Exhibition
Marc Camille Chaimowicz: Your Place or Mine… at the Jewish Museum
“What is going on here?” This is probably the first question you’d ask if you weren’t familiar with Marc Camille Chaimowicz when visiting Your Place or Mine… at the Jewish Museum in New York. The exhibition, running until August 5, is part of the artist’s “ever evolving project,” started forty years ago, continuously making objects and art while re-conceptualizing the design of his apartment, which was originally his performance space.
Loosely organized into the living area of a home, the show begins with L’Entrée, a hospitable, lavender-colored alcove housing a handmade peg rail displaying the artist’s dandyish hat and clothes, some of them embellished with patterns from a paint roller. In a gentle but deliberate way, Chaimowicz has staked out the space, demonstrating that he’s moved in. The exhibition riffs on the double entendre throughout: Is this your place or mine? Who belongs here? Moreover, since the museum building was once an haute bourgeois house belonging to a prominent Jewish family, what about provenance? By raising these questions, the artist has drawn attention to the play of interior and exterior, private and public, memory and history, and he meticulously honors these complexities and juxtapositions as he reinterprets his ideas for the new setting.
Le Salon, the transitional room, with its low-to-the-ground lounging platform covered in brightly patterned tufted wool, throw pillows, French rotary phone, and martini glass, can be thought of as a personal place for daydreaming and intimacy. Chaimowicz has been adapting these objects since the mid-1980s, but the room also includes eight newly made decorative panels, Concerto for New York, saluting the host city outside; and the commissioned wallpaper, Vasque, with its arrangement of decorative urns, pays homage to the Jewish Museum’s ornate architectural ornament. In many places throughout the show, Chaimowicz has allowed ceiling moldings and dark wood carving, the evidence of the building’s French Gothic revival style, to peek above or around the groupings of objects. This is especially lovely in the last two rooms, where he’s left many of the windows exposed or covered them with woven and embroidered sheer fabric so you can look out onto Central Park or experience the many changes of light refracted through the curtain folds. In that last space the objects are raised on curvilinear platforms, arranged as if they’ve migrated from a domestic space into a gallery.

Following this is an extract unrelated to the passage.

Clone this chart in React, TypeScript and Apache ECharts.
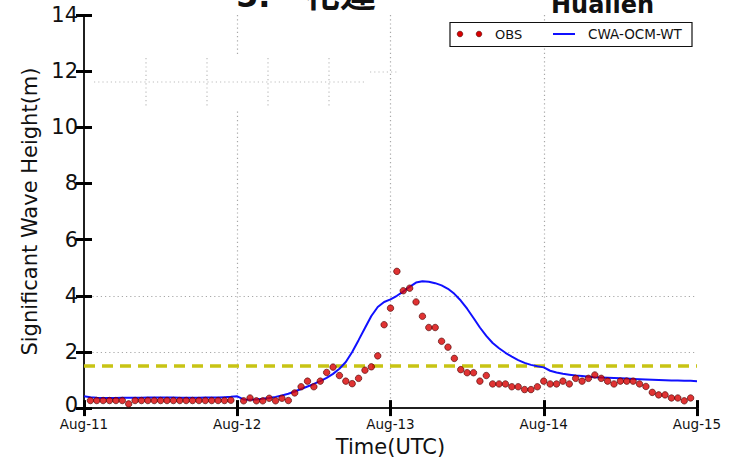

The artist has a rigorous and restless mind and the materials he presents are often disoriented and disorienting, filled with irony and theatricality. In the different rooms within the exhibition, the viewer encounters a fascinating collision between masculine and feminine, French and English, decorative and fine art, present and past—as well as nostalgia with some embedded secrets, such as the wartime history of Chaimowicz’s Jewish father’s family. At many points it seems he wants a breakdown of order, so we see his teetering Desk on Decline, a hybrid object, seven feet wide, part writing table and part stairs, yet impossible to write on and even more impossible to ascend. The show concludes with a set of vintage-looking etched and mirrored glass doors entitled end game, playfully teasing expectations, enticing you to push them open and keep walking into an extended exhibition and extended time.